Problem requirements:
Emit the data below verbatim, stripping out any pictures.

Data section:
****************************************

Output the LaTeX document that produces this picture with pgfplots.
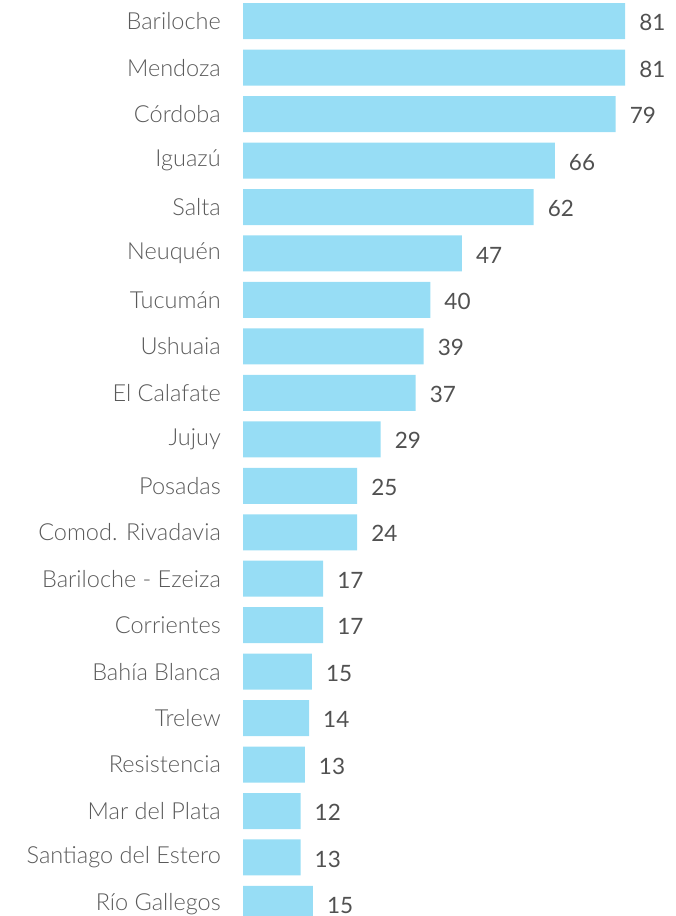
\documentclass[border=0pt]{standalone}
\usepackage{fontspec}
\setmainfont{Lato}[UprightFont=* Light]
\newfontfamily\numfont{Lato}
\usepackage{pgfplots}
\pgfplotsset{compat=1.18}
\definecolor{barblue}{RGB}{151,221,245}
\definecolor{txtgray}{RGB}{90,90,90}
\begin{document}
\begin{tikzpicture}
\begin{axis}[
  at={(243pt,0pt)}, anchor=south west,
  scale only axis,
  width=433pt, height=916pt,
  xbar, bar width=36pt,
  xmin=0, xmax=91.8,
  ymin=-0.456, ymax=19.26,
  y dir=reverse,
  axis line style={draw=none},
  major tick length=0pt,
  xtick=\empty,
  ytick={0,...,19},
  yticklabels={Bariloche,Mendoza,Córdoba,Iguazú,Salta,Neuquén,Tucumán,Ushuaia,El Calafate,Jujuy,Posadas,Comod. Rivadavia,Bariloche - Ezeiza,Corrientes,Bahía Blanca,Trelew,Resistencia,Mar del Plata,Santiago del Estero,Río Gallegos},
  yticklabel style={font=\fontsize{23.5}{27}\selectfont, text=txtgray, anchor=east, inner sep=0pt, xshift=-22pt},
  point meta=explicit symbolic,
  nodes near coords={\pgfplotspointmeta},
  every node near coord/.append style={font=\numfont\fontsize{22.5}{26}\selectfont, text=txtgray!90!black, anchor=west, inner sep=0pt, xshift=14pt, yshift=-1.5pt},
]
\addplot[fill=barblue, draw=none] coordinates {
(81.0,0) [81]
(81.0,1) [81]
(79.0,2) [79]
(66.1,3) [66]
(61.6,4) [62]
(46.4,5) [47]
(39.7,6) [40]
(38.3,7) [39]
(36.6,8) [37]
(29.2,9) [29]
(24.2,10) [25]
(24.2,11) [24]
(17.0,12) [17]
(17.0,13) [17]
(14.6,14) [15]
(14.0,15) [14]
(13.1,16) [13]
(12.2,17) [12]
(12.2,18) [13]
(14.8,19) [15]
};
\end{axis}
\pgfresetboundingbox
\path (0pt,0pt) rectangle (676pt,916pt);
\end{tikzpicture}
\end{document}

****************************************

Reply:
Output the LaTeX document that produces this picture with pgfplots.
\documentclass[border=0pt]{standalone}
\usepackage{fontspec}
\setmainfont{Lato}[UprightFont=* Light]
\newfontfamily\numfont{Lato}
\usepackage{pgfplots}
\pgfplotsset{compat=1.18}
\definecolor{barblue}{RGB}{151,221,245}
\definecolor{txtgray}{RGB}{90,90,90}
\begin{document}
\begin{tikzpicture}
\begin{axis}[
  at={(243pt,0pt)}, anchor=south west,
  scale only axis,
  width=433pt, height=916pt,
  xbar, bar width=36pt,
  xmin=0, xmax=91.8,
  ymin=-0.456, ymax=19.26,
  y dir=reverse,
  axis line style={draw=none},
  major tick length=0pt,
  xtick=\empty,
  ytick={0,...,19},
  yticklabels={Bariloche,Mendoza,Córdoba,Iguazú,Salta,Neuquén,Tucumán,Ushuaia,El Calafate,Jujuy,Posadas,Comod. Rivadavia,Bariloche - Ezeiza,Corrientes,Bahía Blanca,Trelew,Resistencia,Mar del Plata,Santiago del Estero,Río Gallegos},
  yticklabel style={font=\fontsize{23.5}{27}\selectfont, text=txtgray, anchor=east, inner sep=0pt, xshift=-22pt},
  point meta=explicit symbolic,
  nodes near coords={\pgfplotspointmeta},
  every node near coord/.append style={font=\numfont\fontsize{22.5}{26}\selectfont, text=txtgray!90!black, anchor=west, inner sep=0pt, xshift=14pt, yshift=-1.5pt},
]
\addplot[fill=barblue, draw=none] coordinates {
(81.0,0) [81]
(81.0,1) [81]
(79.0,2) [79]
(66.1,3) [66]
(61.6,4) [62]
(46.4,5) [47]
(39.7,6) [40]
(38.3,7) [39]
(36.6,8) [37]
(29.2,9) [29]
(24.2,10) [25]
(24.2,11) [24]
(17.0,12) [17]
(17.0,13) [17]
(14.6,14) [15]
(14.0,15) [14]
(13.1,16) [13]
(12.2,17) [12]
(12.2,18) [13]
(14.8,19) [15]
};
\end{axis}
\pgfresetboundingbox
\path (0pt,0pt) rectangle (676pt,916pt);
\end{tikzpicture}
\end{document}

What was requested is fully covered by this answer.